Rising demand, and prices, without sufficient support from outside donors to provide alternatives will leave farmers few choices but to sow poppy fields again, Azhar said after delivering departmental findings for December 2010.
"Our report from the month of December shows that opium prices has jumped up to 190 per cent, which has further increased our concern and fear," Azhar told a new conference in Kabul.
"Lack of assistance from the international community will worsen the situation," he said.
Afghanistan's government and its Western backers have struggled to come up with viable alternatives, ranging from destroying poppy fields to promoting wheat and other crops, since the Taliban were ousted in late 2001.

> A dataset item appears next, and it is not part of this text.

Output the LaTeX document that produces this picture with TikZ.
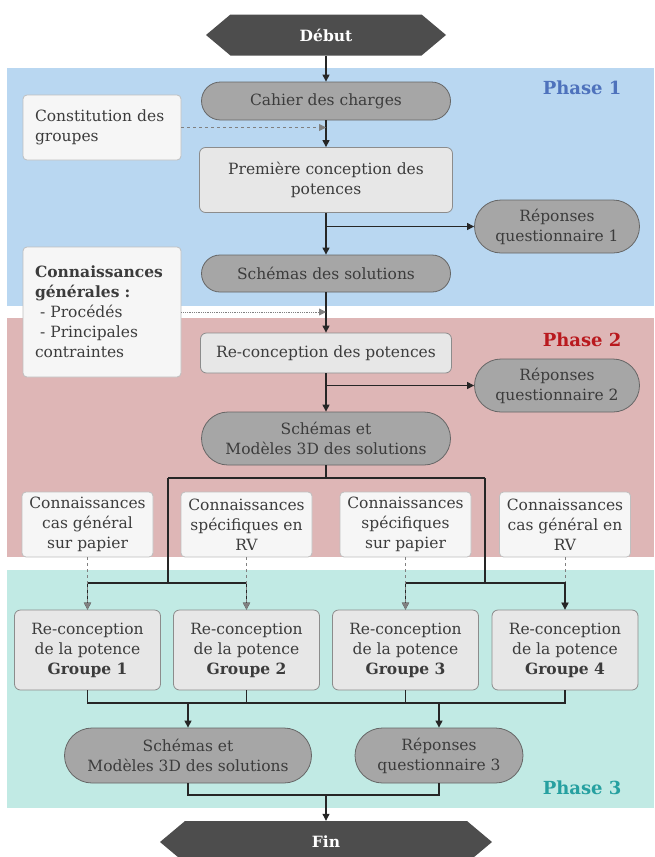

Azhar said destroying poppy fields would never work unless the 1.7 million farrmers who grow opium, mostly in the Taliban heartland in the south and east, were offered alternatives.
According to the United Nations Office on Drugs and Crime (UNODC) report in September, farmers were estimated to have generated $604 million in income from opium in 2010, up 38 per cent compared with 2009.
In 2009, wheat prices rose and poppy prices fell, giving farmers a reason to reconsider their planting plans for fields harvested in 2009. In 2010, the reverse was true, with farm-gate opium prices at times reaching $169 per kg of dry opium and higher in 2010 compared with $64 per kg in 2009.
Output for 2010 has been estimated at around 3,900 tonnes, the lowest since 2003, compared with 6,900 tonnes in 2009. Even so, opium production last year accounted for 5 per cent of gross domestic product, up from 4 per cent in 2009.
Aside from leading the world in opium production, Afghanistan has become the biggest producer of hashish, or cannabis resin, turning out between 1,500 and 3,500 tonnes a year.
Foreign enforcement agencies are increasingly seeking ways to curb the opium trade as part of the wider battle against Taliban-led insurgents, who use profits from the trade to battle about 150,000 foreign troops in Afghanistan.
Military and civilian casualties are at record levels, with 711 foreign troops killed in 2010, by far the bloodiest year of the war.